I’m coming around to pragmatism:
To the concept of truth as an ever-changing, evolving verb.
To what we hold as truth now, not being the same truth ten years from now.
To the idea of truth needing to be trued; worked and whittled at, until it meets the needs of a group or an individual.
To the world and its many, many truths. 
But, in truth, that could change, come tomorrow.  

Sunday, January 2, 2011

In Reply

A
She said that she misses home, and that she may be back soon.

I didn’t know how to reply then, so, I didn’t.

I still don’t. What… some twelve… sixteen hours, later?

Assuming that she even wanted me to. Like I’m the father of advice, or the only shoulder in the universe. Assuming she even wants advice or a confirming shoulder. It seemed that way, though. It was said sort of out-of-the-blue. I hadn’t asked anyway.

I’ve always thought, when someone mentioned something at random, say like, “I think I’ll shave my head,” while running their fingers through their perfect and lovely hair, that they either want you to concur, and tell them they could use a rash change in their life, or adamantly disagree, and extol their beautiful locks, because, day after day, even beautiful or seemingly perfect things can become mundane. Humans have such a difficult time reminding themselves how wonderful what they already have is. We need outside confirmation.

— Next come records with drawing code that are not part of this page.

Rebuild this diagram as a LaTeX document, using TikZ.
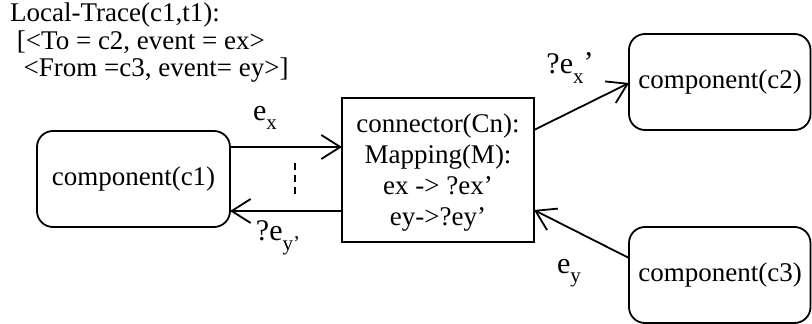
\documentclass[tikz,border=0pt]{standalone}
\usepackage{fontspec}
\setmainfont{Liberation Serif}
\usetikzlibrary{arrows.meta}
\newcommand{\sbx}[1]{\raisebox{-0.32em}{\fontsize{21}{21}\selectfont #1}}
\begin{document}
\begin{tikzpicture}[x=1pt,y=-1pt,
  every node/.style={font=\fontsize{27}{31}\selectfont, inner sep=0pt},
  comp/.style={draw, line width=1.8pt, rounded corners=16pt},
  conn/.style={draw, line width=1.8pt},
  arr/.style={line width=1.8pt, -{Straight Barb[length=19pt,width=24pt,line width=1.8pt]}},
  lbl/.style={anchor=center, font=\fontsize{30}{32}\selectfont}]
\useasboundingbox (0,0) rectangle (812,324);
% boxes
\draw[comp] (37,131) rectangle (230,227);
\node (c1) at (133.5,179) {component(c1)};
\coordinate (c1ne) at (230,147);
\coordinate (c1se) at (230,211);
\draw[comp] (629,34) rectangle (810.5,130);
\node (c2) at (720,82) {component(c2)};
\coordinate (c2w) at (629,83);
\draw[comp] (629,227) rectangle (810.5,323);
\node (c3) at (720,275) {component(c3)};
\coordinate (c3w) at (629,258);
\draw[conn] (342,98) rectangle (534,242);
\node[align=center] (cn) at (438,173) {connector(Cn):\\Mapping(M):\\ex -> ?ex’\\ey->?ey’};
\coordinate (cnw1) at (342,147);
\coordinate (cnw2) at (342,211);
\coordinate (cne1) at (534,130);
\coordinate (cne2) at (534,210);
% arrows
\draw[arr] (c1ne) -- (cnw1);
\draw[arr] (cnw2) -- (c1se);
\draw[arr] (cne1) -- (c2w);
\draw[arr] (c3w) -- (cne2);
\coordinate (d1) at (295,163);
\coordinate (d2) at (295,196);
\draw[line width=1.8pt, dash pattern=on 7pt off 5pt] (d1) -- (d2);
% labels
\node[lbl] (lx) at (265,118) {e\sbx{x}};
\node[lbl] (ly) at (278,238) {?e\sbx{y’}};
\node[lbl] (lx2) at (570,68) {?e\sbx{x}\raisebox{0.05em}{’}};
\node[lbl] (ly2) at (569,273) {e\sbx{y}};
\node[anchor=north west, align=left, font=\fontsize{27}{27.5}\selectfont] (trace) at (10,3) {Local-Trace(c1,t1):\\\ [<To = c2, event = ex>\\\ \ <From =c3, event= ey>]};
\end{tikzpicture}
\end{document}
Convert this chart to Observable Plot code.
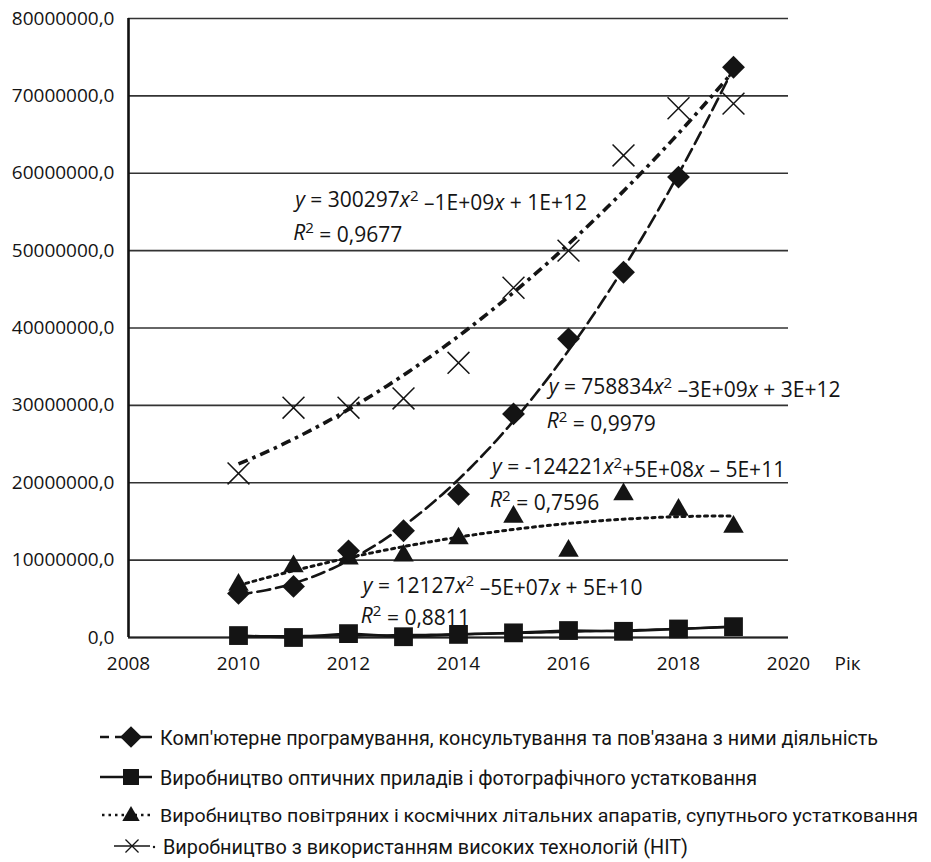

But I’m not sure that’s what she wants to hear right now, or even, “Oh god, I’m so sorry that didn’t work out…” “It’s probably for the best…” “Home is where the heart is…” or “At least you gave it a try…” all of that mother-hen nonsense.

Maybe it’s just that simple: She misses family and friends and pets and school and work… home. Familiar is hard to let go of. I can understand that. Maybe that’s all she was doing… saying it… getting the words out of her mouth... putting one foot on the road back.

But, I still don’t know what to tell her.

How about, “Cool.”

Saturday, January 1, 2011

Warm and Beautiful

A
Yesterday was warm and beautiful and I was out in short sleeves, working the saw-mill.

I enjoy the mill: The physical labor, the weight of the wood and the brilliant colors in a fresh-open log. She’s noisy, but I love the language of the machine: the sounds of strain against knots and twisted, wet, wood; the bogging down against the teeth of a dull blade and the perfect hiss of a fresh set. I love the calculating, the guessing, the attempts to have every cut count and waste nothing of the tree.

It’s base work mostly, even primal at times. The tools have changed little over the years: steel and wood, saw and axe, pole and muscle. Mine have worn to my hands. They feel reliable there. I know I will break under the stresses, long before they do and if cared for, they will go on feeling reliable in the hands of generations to come.

I’m sure there’s something of the conquered giant stirring there, too, in my pleasure; though I hate admitting this bit of machismo. A sawyer knows a strange mix of death and love and struggle and beauty and respect. The things, I suppose, that make life seem ‘full’.

Anyway, yesterday was warm and beautiful and I was out in short sleeves, working the saw-mill.